Especially as young women, we are told that in order to be happy we have to have a man by our side; that if we want a fulfilling and successful life we need to be married. Single life is just place holder for something better.
This universal bias against singles isn't just something I'm experiencing. It's a proven fact that our culture observes being coupled, especially married, as a benchmark of everything from happiness to success to selflessness. Bella DePaulo, Ph.D. is a Harvard-educated social psychologist and the author of Singled Out: How Singles are Stereotyped, Stigmatized, and Ignored, and Still Live Happily Ever After. She's also a TED speaker who has proven through her research that singleness puts a person at a cultural disadvantage. She wrote for Psychology Today about her work, saying:
"In a series of studies, my colleagues and I created pairs of brief biographical sketches. The people in the sketches—I’ll call them targets—were identical in every way (e.g., name, age, hometown, interests, job) except that half of the time, the target was said to be single, and the other half, married. Then we asked participants (sometimes college students, sometimes people from the community) to rate the targets."
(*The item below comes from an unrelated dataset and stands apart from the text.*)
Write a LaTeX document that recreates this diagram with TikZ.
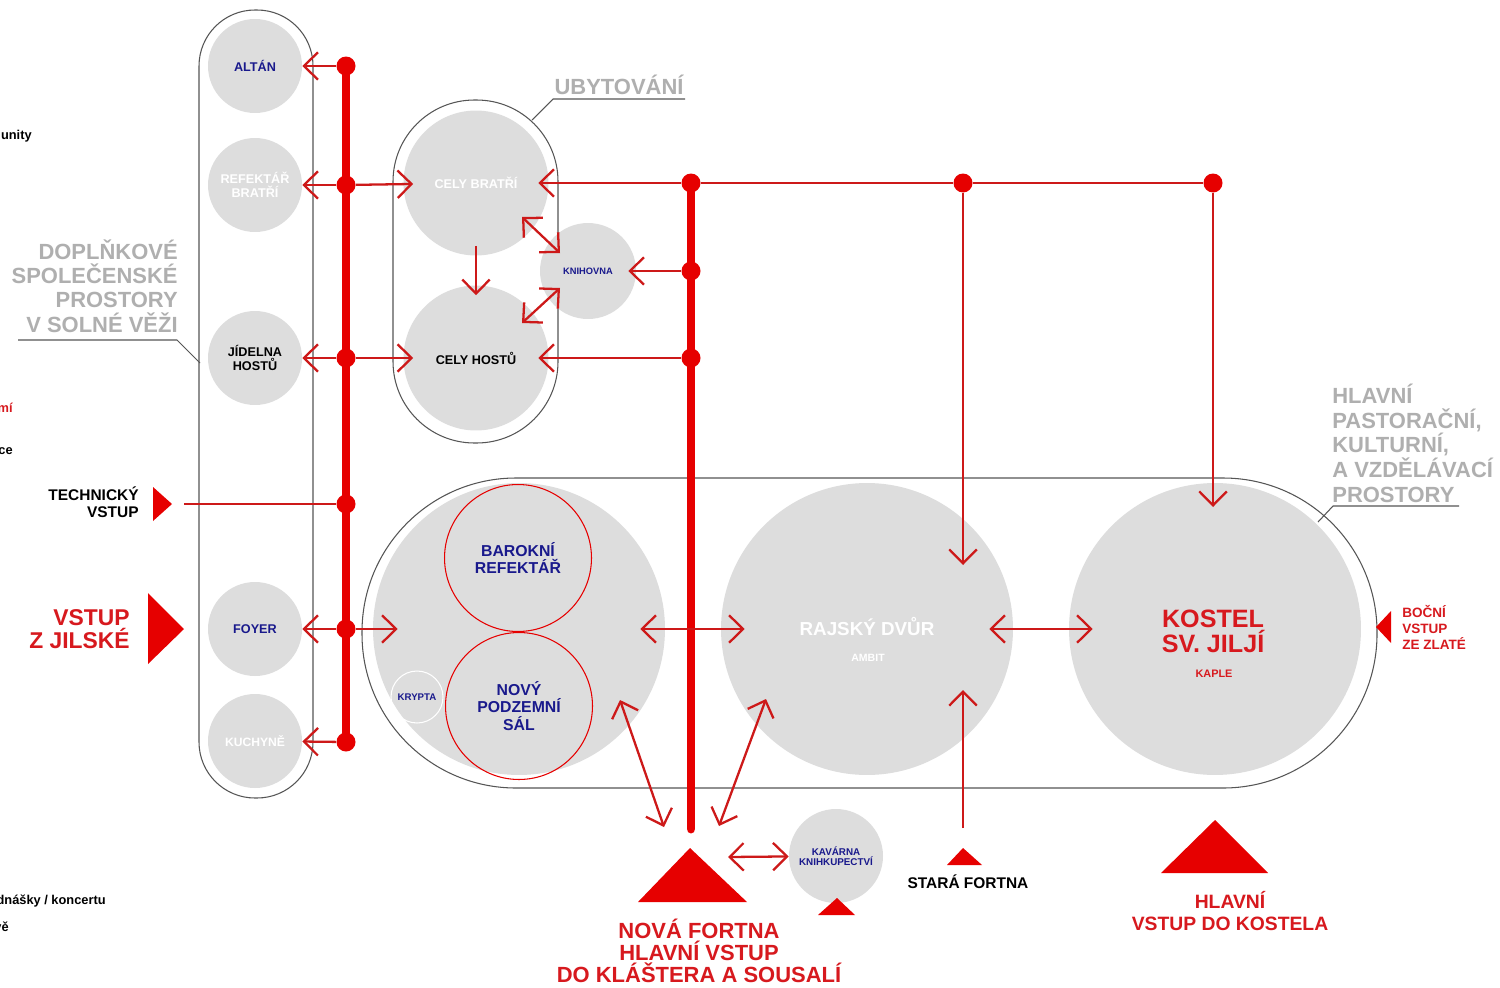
\documentclass[tikz,border=0pt]{standalone}
\usepackage{fontspec}
\setmainfont{Liberation Sans}
\usetikzlibrary{arrows.meta}
\definecolor{thickred}{RGB}{230,0,0}
\definecolor{arrred}{RGB}{205,25,25}
\definecolor{txtred}{RGB}{215,25,30}
\definecolor{roomgrey}{RGB}{221,221,221}
\definecolor{lblgrey}{RGB}{175,175,175}
\definecolor{navy}{RGB}{25,25,140}
\definecolor{outl}{RGB}{85,85,85}
\newcommand\fsz[2]{\fontsize{#1}{#2}\selectfont\bfseries}
\begin{document}
\begin{tikzpicture}[x=0.02cm,y=-0.02cm,
  room/.style={circle, fill=roomgrey, draw=none, inner sep=0pt, align=center, font=\fsz{7.2pt}{7.6pt}},
  roomL/.style={room, minimum size=5.84cm},
  roomM/.style={room, minimum size=2.9cm},
  roomS/.style={room, minimum size=1.88cm},
  redring/.style={circle, draw=thickred, line width=0.6pt, minimum size=2.94cm, inner sep=0pt, text=navy, align=center, font=\fsz{9pt}{9.6pt}},
  jdot/.style={circle, fill=thickred, inner sep=0pt, minimum size=0.38cm},
  spine/.style={draw=thickred, line width=5.1pt, line cap=round},
  thinred/.style={draw=arrred, line width=1.3pt},
  arr/.style={thinred, -{Straight Barb[length=0.28cm,width=0.55cm]}},
  darr/.style={thinred, {Straight Barb[length=0.28cm,width=0.55cm]}-{Straight Barb[length=0.28cm,width=0.55cm]}},
  pill/.style={draw=outl, line width=0.6pt, fill=white},
  leader/.style={draw=outl, line width=0.6pt},
  lbl/.style={inner sep=0pt},
  greylbl/.style={lbl, text=lblgrey, font=\fsz{12.5pt}{13.8pt}},
]
\useasboundingbox (0,0) rectangle (1500,987);
\fill[white] (0,0) rectangle (1500,987);

% pills
\draw[pill, rounded corners=1.12cm] (199,10) rectangle (313,798);
\draw[pill, rounded corners=1.63cm] (393,100) rectangle (558,443);
\draw[pill, rounded corners=3.08cm] (362,478) rectangle (1377,788);

% rooms, left column
\node[roomS, text=navy] (altan) at (255,66) {ALTÁN};
\node[roomS, text=white] (refb) at (255,185) {REFEKTÁŘ\\BRATŘÍ};
\node[roomS, text=black] (jidelna) at (255,358) {JÍDELNA\\HOSTŮ};
\node[roomS, text=navy] (foyer) at (255,629) {FOYER};
\node[roomS, text=white, font=\fsz{6.9pt}{7.4pt}] (kuchyne) at (255,741) {KUCHYNĚ};

% accommodation
\node[roomM, text=white] (celyb) at (476,183) {CELY BRATŘÍ};
\node[roomM, text=black] (celyh) at (476,358) {CELY HOSTŮ};
\node[roomS, minimum size=1.92cm, text=navy, font=\fsz{5.3pt}{6pt}] (knih) at (588,271) {KNIHOVNA};

% main halls
\node[roomL] (sal) at (519,629) {};
\node[redring] (barok) at (518,558) {BAROKNÍ\\REFEKTÁŘ};
\node[redring, font=\fsz{9pt}{10.2pt}] (novy) at (519,706) {NOVÝ\\PODZEMNÍ\\SÁL};
\node[circle, draw=white, line width=0.6pt, minimum size=1.04cm, inner sep=0pt, text=navy, font=\fsz{5.5pt}{6pt}] (krypta) at (417,697) {KRYPTA};
\node[roomL] (rajsky) at (867,629) {};
\node[roomL] (kostel) at (1215,629) {};
\node[roomS, text=navy, font=\fsz{5.6pt}{5.8pt}] (kavarna) at (836,856) {KAVÁRNA\\KNIHKUPECTVÍ};

\node[lbl, anchor=base, text=white, font=\fsz{10.7pt}{12pt}] (rajt) at (867,635) {RAJSKÝ DVŮR};
\node[lbl, anchor=base, text=white, font=\fsz{6pt}{7pt}] (ambit) at (868,661) {AMBIT};
\node[lbl, anchor=base, align=center, text=txtred, font=\fsz{14.3pt}{14.2pt}] (kostelt) at (1213,652) {KOSTEL\\SV. JILJÍ};
\node[lbl, anchor=base, text=txtred, font=\fsz{6.2pt}{7pt}] (kaple) at (1214,677) {KAPLE};

% junction dots
\node[jdot] (dA) at (346,66) {};
\node[jdot] (dR) at (346,185) {};
\node[jdot] (dJ) at (346,358) {};
\node[jdot] (dT) at (346,504) {};
\node[jdot] (dF) at (346,629) {};
\node[jdot] (dK) at (346,742) {};
\node[jdot] (dB) at (691,183) {};
\node[jdot] (dKn) at (691,271) {};
\node[jdot] (dH) at (691,358) {};
\node[jdot] (dRaj) at (963,183) {};
\node[jdot] (dKos) at (1213,183) {};
\coordinate (nfEnd) at (691,829);
\coordinate (techEnd) at (184,504);
\coordinate (sfStart) at (963,828);
\coordinate (kavStart) at (728,857);

% spines
\draw[spine] (dA.center) -- (dK.center);
\draw[spine] (dB.center) -- (nfEnd);

% connectors
\draw[arr] (dA) -- (altan);
\draw[arr] (dR) -- (refb);
\draw[arr, shorten >=-0.2cm] (dR) -- (celyb);
\draw[arr] (dJ) -- (jidelna);
\draw[arr, shorten >=-0.2cm] (dJ) -- (celyh);
\draw[arr] (dF) -- (foyer);
\draw[arr, shorten >=-0.5cm] (dF) -- (sal);
\draw[arr] (dK) -- (kuchyne);
\draw[thinred] (techEnd) -- (dT);
\draw[arr, shorten >=-0.21cm] (dB) -- (celyb);
\draw[thinred] (dB) -- (dRaj);
\draw[thinred] (dRaj) -- (dKos);
\draw[arr, shorten >=-0.16cm] (dKn) -- (knih);
\draw[arr, shorten >=-0.21cm] (dH) -- (celyh);
\draw[arr, shorten <=-0.2cm, shorten >=-0.2cm] (celyb) -- (celyh);
\draw[darr] ([shift={(46,34)}]celyb.center) -- ([shift={(-28,-18)}]knih.center);
\draw[darr] ([shift={(46,-35)}]celyh.center) -- ([shift={(-28,17)}]knih.center);
\draw[darr] ([shift={(-25,0)}]sal.east) -- ([shift={(24,0)}]rajsky.west);
\draw[darr] ([shift={(-24,0)}]rajsky.east) -- ([shift={(24,0)}]kostel.west);
\draw[arr] (dRaj) -- ([shift={(96,-64)}]rajsky.center);
\draw[arr] (dKos) -- ([shift={(-2,-122)}]kostel.center);
\draw[arr] (sfStart) -- ([shift={(96,61)}]rajsky.center);
\draw[darr] ([shift={(101,71)}]sal.center) -- ([shift={(-27,-2)}]nfEnd);
\draw[darr] ([shift={(-101,70)}]rajsky.center) -- ([shift={(28,-3)}]nfEnd);
\draw[darr] (kavStart) -- (kavarna);

% entrance triangles
\fill[thickred] (153,487) -- (172,504) -- (153,521) -- cycle;
\fill[thickred] (148,593) -- (184,629) -- (148,664) -- cycle;
\fill[thickred] (638,902) -- (690,848) -- (747,902) -- cycle;
\fill[thickred] (818,915) -- (837,898) -- (855,915) -- cycle;
\fill[thickred] (947,865) -- (963,848) -- (982,865) -- cycle;
\fill[thickred] (1161,873) -- (1215,820) -- (1268,873) -- cycle;
\fill[thickred] (1391,611) -- (1376,627) -- (1391,643) -- cycle;

% grey zone labels with leaders
\node[greylbl, anchor=base east, align=right] (doplnk) at (178,332) {DOPLŇKOVÉ\\SPOLEČENSKÉ\\PROSTORY\\V SOLNÉ VĚŽI};
\draw[leader] (18,340) -- (177,340) -- (200,363);
\node[greylbl, anchor=base] (ubyt) at (619,94) {UBYTOVÁNÍ};
\draw[leader] (532,120) -- (553,99) -- (685,99);
\node[greylbl, anchor=base west, align=left, font=\fsz{12.5pt}{14pt}] (hlavpast) at (1332,502) {HLAVNÍ\\PASTORAČNÍ,\\KULTURNÍ,\\A VZDĚLÁVACÍ\\PROSTORY};
\draw[leader] (1318,522) -- (1333,506) -- (1459,506);

% entrance labels
\node[lbl, anchor=base east, align=right, font=\fsz{8.8pt}{9.6pt}] (techt) at (139,517) {TECHNICKÝ\\VSTUP};
\node[lbl, anchor=base east, align=right, text=txtred, font=\fsz{13pt}{13pt}] (jilt) at (130,648) {VSTUP\\Z JILSKÉ};
\node[lbl, anchor=base west, align=left, text=txtred, font=\fsz{7.7pt}{8.9pt}] (bocni) at (1402,649) {BOČNÍ\\VSTUP\\ZE ZLATÉ};
\node[lbl, anchor=base, align=center, text=txtred, font=\fsz{12.5pt}{12.5pt}] (novaf) at (699,982) {NOVÁ FORTNA\\HLAVNÍ VSTUP\\DO KLÁŠTERA A SOUSALÍ};
\node[lbl, anchor=base, font=\fsz{8.8pt}{9pt}] (staraf) at (968,888) {STARÁ FORTNA};
\node[lbl, anchor=base, align=center, text=txtred, font=\fsz{11pt}{12.5pt}] (hlavvst) at (1230,930) {HLAVNÍ\\VSTUP DO KOSTELA};

% cut-off legend fragments at the left edge
\node[lbl, anchor=base east, font=\fsz{7.3pt}{8pt}] (l1) at (32,139) {unity};
\node[lbl, anchor=base east, text=txtred, font=\fsz{7.3pt}{8pt}] (l2) at (13,412) {mí};
\node[lbl, anchor=base east, font=\fsz{7.3pt}{8pt}] (l3) at (13,454) {ce};
\node[lbl, anchor=base east, font=\fsz{7.3pt}{8pt}] (l4) at (106,904) {dnášky / koncertu};
\node[lbl, anchor=base east, font=\fsz{7.3pt}{8pt}] (l5) at (9,931) {vě};
\end{tikzpicture}
\end{document}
She continues: "The single people were judged harshly. They were viewed as less happy, less secure, more immature, more fearful of rejection, lonelier, more self-centered, and more envious. Single people were also seen as more independent and career-oriented."
This was hard for me to hear. Not only because I was in that single group being harshly judged, but also because I knew I was guilty of propelling the biases myself from time to time.
As I embarked on my college graduation and the next phase of my life, I knew I couldn't let myself be dragged down (internally or externally) by my relationship status. I had a life to live! So I quickly went about the business of absolving myself from feeling like a boyfriend (or lack thereof) defined me.
Naturally, this was easier said than done.
The best piece of wisdom that helped me to discover that the single life has a real and useful purpose actually came from a letter by Pope Francis called The Joy of Love. In the letter is a line I’ve been pondering since I read it: “the best way to prepare a solid future is to live well in the present.”
Since then I have come to realize that I have a choice in what to do with this time of singleness. Instead of waiting around to be fulfilled by a romantic relationship (which isn’t going to magically happen), I resolved to live life well in the present. I started by diving into my passions, discovering new interests I never knew I had, and most of all, spending time learning to love in my non-romantic relationships.
The Harvard Grant Study backs up what Pope Francis said and it has made sense of the peace and joy I have had in investing in my friends and family. For 75 years, researchers followed 268 Harvard undergraduates tracking what made them truly fulfilled. The study revealed that happiness goes beyond money, power, and even romance. It was indeed relationships that make people truly happy, but not necessarily romantic relationships. George Vaillant, the Harvard psychiatrist who directed the study from 1972 to 2004, told the Huffington Post, “Joy is connection.” True joy and fulfillment comes from love, not just love of a spouse, but connection with all the people around us.
I took this research to heart and started to look for ways to live fully in the present. Last summer I got the chance to form some really close friendships with a group of people I worked with, and I have made a conscious effort to maintain those connections throughout the year. Through the countless hours of conversations and moments of just hanging out with those friends, new doors were opened for me. I was encouraged to delve into my passion for writing, and I even discovered that I had a serious interest in theology. Those discoveries have led me to pursue freelance writing and graduate school for theology, two things that I never would have even thought about before reading that letter or finding that research. By taking this time to live well in my present, I have established a whole new set of goals and a new path for my future.
The point of this time spent not in a relationship is not to make it to the wedding day so I can stop being plagued with the awful feeling of being single. This time that I am single is a time of purpose. I have so much to offer the world, and it isn’t any less valid just because I’m not in a relationship. Being single now does not mean that all I’m living for is to finally make it to marriage, as if it is some sort of finish line to this race that I never signed up for. Most importantly, I learned that I don’t need to wait around for Mr. Right to come cure me, because I am Miss Right Now, and married or unmarried, that won’t change.